Work to do: Write the data out again, character for character, with no images.

Data lines:

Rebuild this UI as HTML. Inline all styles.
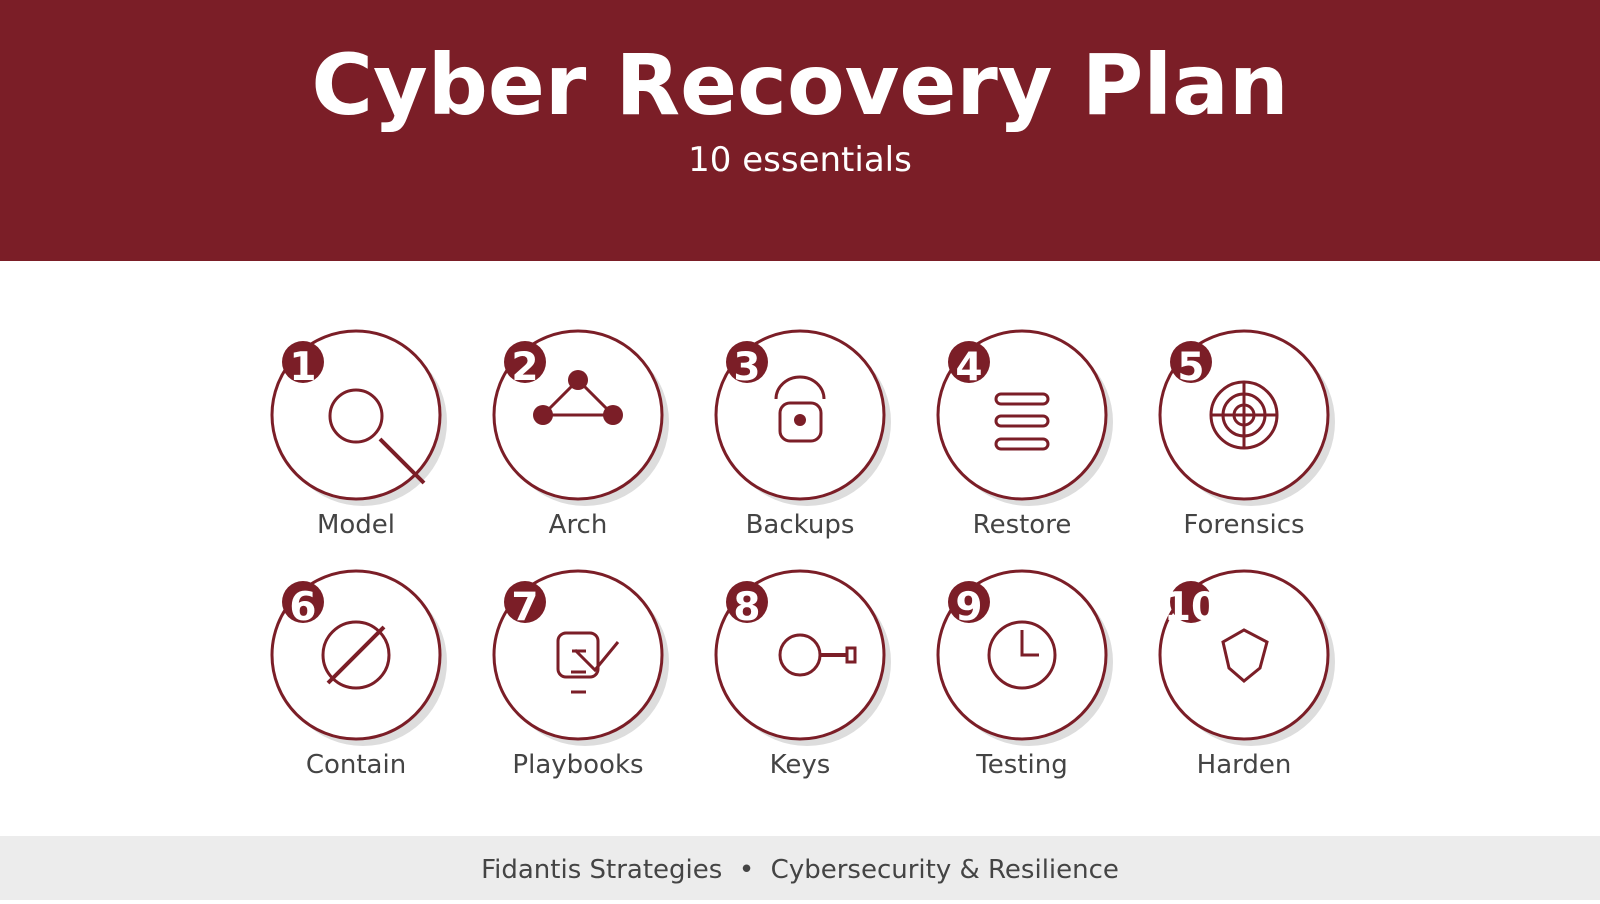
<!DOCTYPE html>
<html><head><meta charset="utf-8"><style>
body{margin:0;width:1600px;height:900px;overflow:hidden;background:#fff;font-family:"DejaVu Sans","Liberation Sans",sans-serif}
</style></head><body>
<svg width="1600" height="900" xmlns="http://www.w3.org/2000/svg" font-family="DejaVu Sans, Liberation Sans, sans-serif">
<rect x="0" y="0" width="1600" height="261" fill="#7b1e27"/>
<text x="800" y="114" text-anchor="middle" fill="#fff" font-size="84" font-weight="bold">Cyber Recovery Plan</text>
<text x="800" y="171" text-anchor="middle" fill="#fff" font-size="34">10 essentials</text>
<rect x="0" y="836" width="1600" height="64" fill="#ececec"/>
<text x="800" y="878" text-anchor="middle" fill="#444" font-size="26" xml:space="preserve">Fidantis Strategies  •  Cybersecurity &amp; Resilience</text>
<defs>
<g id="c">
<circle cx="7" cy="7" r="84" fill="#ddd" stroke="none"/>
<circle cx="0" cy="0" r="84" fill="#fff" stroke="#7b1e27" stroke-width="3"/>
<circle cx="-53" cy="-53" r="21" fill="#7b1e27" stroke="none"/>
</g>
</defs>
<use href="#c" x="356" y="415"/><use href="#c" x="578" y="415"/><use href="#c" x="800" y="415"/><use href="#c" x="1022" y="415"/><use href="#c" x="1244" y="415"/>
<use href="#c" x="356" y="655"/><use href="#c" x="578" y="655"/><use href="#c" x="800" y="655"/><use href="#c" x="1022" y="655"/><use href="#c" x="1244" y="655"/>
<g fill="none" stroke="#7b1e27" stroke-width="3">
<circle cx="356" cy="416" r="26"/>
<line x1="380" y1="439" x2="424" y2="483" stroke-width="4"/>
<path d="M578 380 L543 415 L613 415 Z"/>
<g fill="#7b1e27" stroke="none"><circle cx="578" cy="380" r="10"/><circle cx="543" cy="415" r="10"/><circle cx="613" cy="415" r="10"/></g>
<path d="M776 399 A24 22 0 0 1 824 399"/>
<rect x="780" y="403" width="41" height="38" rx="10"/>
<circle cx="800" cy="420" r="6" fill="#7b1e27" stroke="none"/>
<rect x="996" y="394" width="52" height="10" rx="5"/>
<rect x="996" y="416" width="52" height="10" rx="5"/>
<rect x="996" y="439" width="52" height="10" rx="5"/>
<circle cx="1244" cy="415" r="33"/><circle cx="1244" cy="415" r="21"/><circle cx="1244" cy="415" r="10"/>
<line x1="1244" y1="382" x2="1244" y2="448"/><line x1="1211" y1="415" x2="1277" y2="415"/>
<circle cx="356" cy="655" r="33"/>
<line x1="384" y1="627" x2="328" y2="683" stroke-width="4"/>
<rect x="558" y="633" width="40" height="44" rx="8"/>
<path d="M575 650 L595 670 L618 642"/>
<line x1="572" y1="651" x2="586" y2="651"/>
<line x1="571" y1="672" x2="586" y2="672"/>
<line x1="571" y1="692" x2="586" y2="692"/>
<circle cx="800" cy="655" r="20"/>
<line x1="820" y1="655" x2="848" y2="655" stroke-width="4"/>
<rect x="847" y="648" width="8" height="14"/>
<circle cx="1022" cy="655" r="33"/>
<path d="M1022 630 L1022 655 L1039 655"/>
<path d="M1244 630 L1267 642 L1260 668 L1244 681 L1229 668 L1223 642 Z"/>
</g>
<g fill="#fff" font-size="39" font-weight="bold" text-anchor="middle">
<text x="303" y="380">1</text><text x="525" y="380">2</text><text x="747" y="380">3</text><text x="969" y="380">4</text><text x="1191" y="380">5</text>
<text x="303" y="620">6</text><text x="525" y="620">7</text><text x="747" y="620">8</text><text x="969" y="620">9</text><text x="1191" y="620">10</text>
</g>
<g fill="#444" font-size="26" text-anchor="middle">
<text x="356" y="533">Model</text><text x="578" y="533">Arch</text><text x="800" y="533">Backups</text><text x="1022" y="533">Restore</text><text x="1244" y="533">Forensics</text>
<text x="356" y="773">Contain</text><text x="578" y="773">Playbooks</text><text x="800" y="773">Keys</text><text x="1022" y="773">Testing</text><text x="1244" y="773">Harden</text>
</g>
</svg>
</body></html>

Problem solution:
Rebuild this UI as HTML. Inline all styles.
<!DOCTYPE html>
<html><head><meta charset="utf-8"><style>
body{margin:0;width:1600px;height:900px;overflow:hidden;background:#fff;font-family:"DejaVu Sans","Liberation Sans",sans-serif}
</style></head><body>
<svg width="1600" height="900" xmlns="http://www.w3.org/2000/svg" font-family="DejaVu Sans, Liberation Sans, sans-serif">
<rect x="0" y="0" width="1600" height="261" fill="#7b1e27"/>
<text x="800" y="114" text-anchor="middle" fill="#fff" font-size="84" font-weight="bold">Cyber Recovery Plan</text>
<text x="800" y="171" text-anchor="middle" fill="#fff" font-size="34">10 essentials</text>
<rect x="0" y="836" width="1600" height="64" fill="#ececec"/>
<text x="800" y="878" text-anchor="middle" fill="#444" font-size="26" xml:space="preserve">Fidantis Strategies  •  Cybersecurity &amp; Resilience</text>
<defs>
<g id="c">
<circle cx="7" cy="7" r="84" fill="#ddd" stroke="none"/>
<circle cx="0" cy="0" r="84" fill="#fff" stroke="#7b1e27" stroke-width="3"/>
<circle cx="-53" cy="-53" r="21" fill="#7b1e27" stroke="none"/>
</g>
</defs>
<use href="#c" x="356" y="415"/><use href="#c" x="578" y="415"/><use href="#c" x="800" y="415"/><use href="#c" x="1022" y="415"/><use href="#c" x="1244" y="415"/>
<use href="#c" x="356" y="655"/><use href="#c" x="578" y="655"/><use href="#c" x="800" y="655"/><use href="#c" x="1022" y="655"/><use href="#c" x="1244" y="655"/>
<g fill="none" stroke="#7b1e27" stroke-width="3">
<circle cx="356" cy="416" r="26"/>
<line x1="380" y1="439" x2="424" y2="483" stroke-width="4"/>
<path d="M578 380 L543 415 L613 415 Z"/>
<g fill="#7b1e27" stroke="none"><circle cx="578" cy="380" r="10"/><circle cx="543" cy="415" r="10"/><circle cx="613" cy="415" r="10"/></g>
<path d="M776 399 A24 22 0 0 1 824 399"/>
<rect x="780" y="403" width="41" height="38" rx="10"/>
<circle cx="800" cy="420" r="6" fill="#7b1e27" stroke="none"/>
<rect x="996" y="394" width="52" height="10" rx="5"/>
<rect x="996" y="416" width="52" height="10" rx="5"/>
<rect x="996" y="439" width="52" height="10" rx="5"/>
<circle cx="1244" cy="415" r="33"/><circle cx="1244" cy="415" r="21"/><circle cx="1244" cy="415" r="10"/>
<line x1="1244" y1="382" x2="1244" y2="448"/><line x1="1211" y1="415" x2="1277" y2="415"/>
<circle cx="356" cy="655" r="33"/>
<line x1="384" y1="627" x2="328" y2="683" stroke-width="4"/>
<rect x="558" y="633" width="40" height="44" rx="8"/>
<path d="M575 650 L595 670 L618 642"/>
<line x1="572" y1="651" x2="586" y2="651"/>
<line x1="571" y1="672" x2="586" y2="672"/>
<line x1="571" y1="692" x2="586" y2="692"/>
<circle cx="800" cy="655" r="20"/>
<line x1="820" y1="655" x2="848" y2="655" stroke-width="4"/>
<rect x="847" y="648" width="8" height="14"/>
<circle cx="1022" cy="655" r="33"/>
<path d="M1022 630 L1022 655 L1039 655"/>
<path d="M1244 630 L1267 642 L1260 668 L1244 681 L1229 668 L1223 642 Z"/>
</g>
<g fill="#fff" font-size="39" font-weight="bold" text-anchor="middle">
<text x="303" y="380">1</text><text x="525" y="380">2</text><text x="747" y="380">3</text><text x="969" y="380">4</text><text x="1191" y="380">5</text>
<text x="303" y="620">6</text><text x="525" y="620">7</text><text x="747" y="620">8</text><text x="969" y="620">9</text><text x="1191" y="620">10</text>
</g>
<g fill="#444" font-size="26" text-anchor="middle">
<text x="356" y="533">Model</text><text x="578" y="533">Arch</text><text x="800" y="533">Backups</text><text x="1022" y="533">Restore</text><text x="1244" y="533">Forensics</text>
<text x="356" y="773">Contain</text><text x="578" y="773">Playbooks</text><text x="800" y="773">Keys</text><text x="1022" y="773">Testing</text><text x="1244" y="773">Harden</text>
</g>
</svg>
</body></html>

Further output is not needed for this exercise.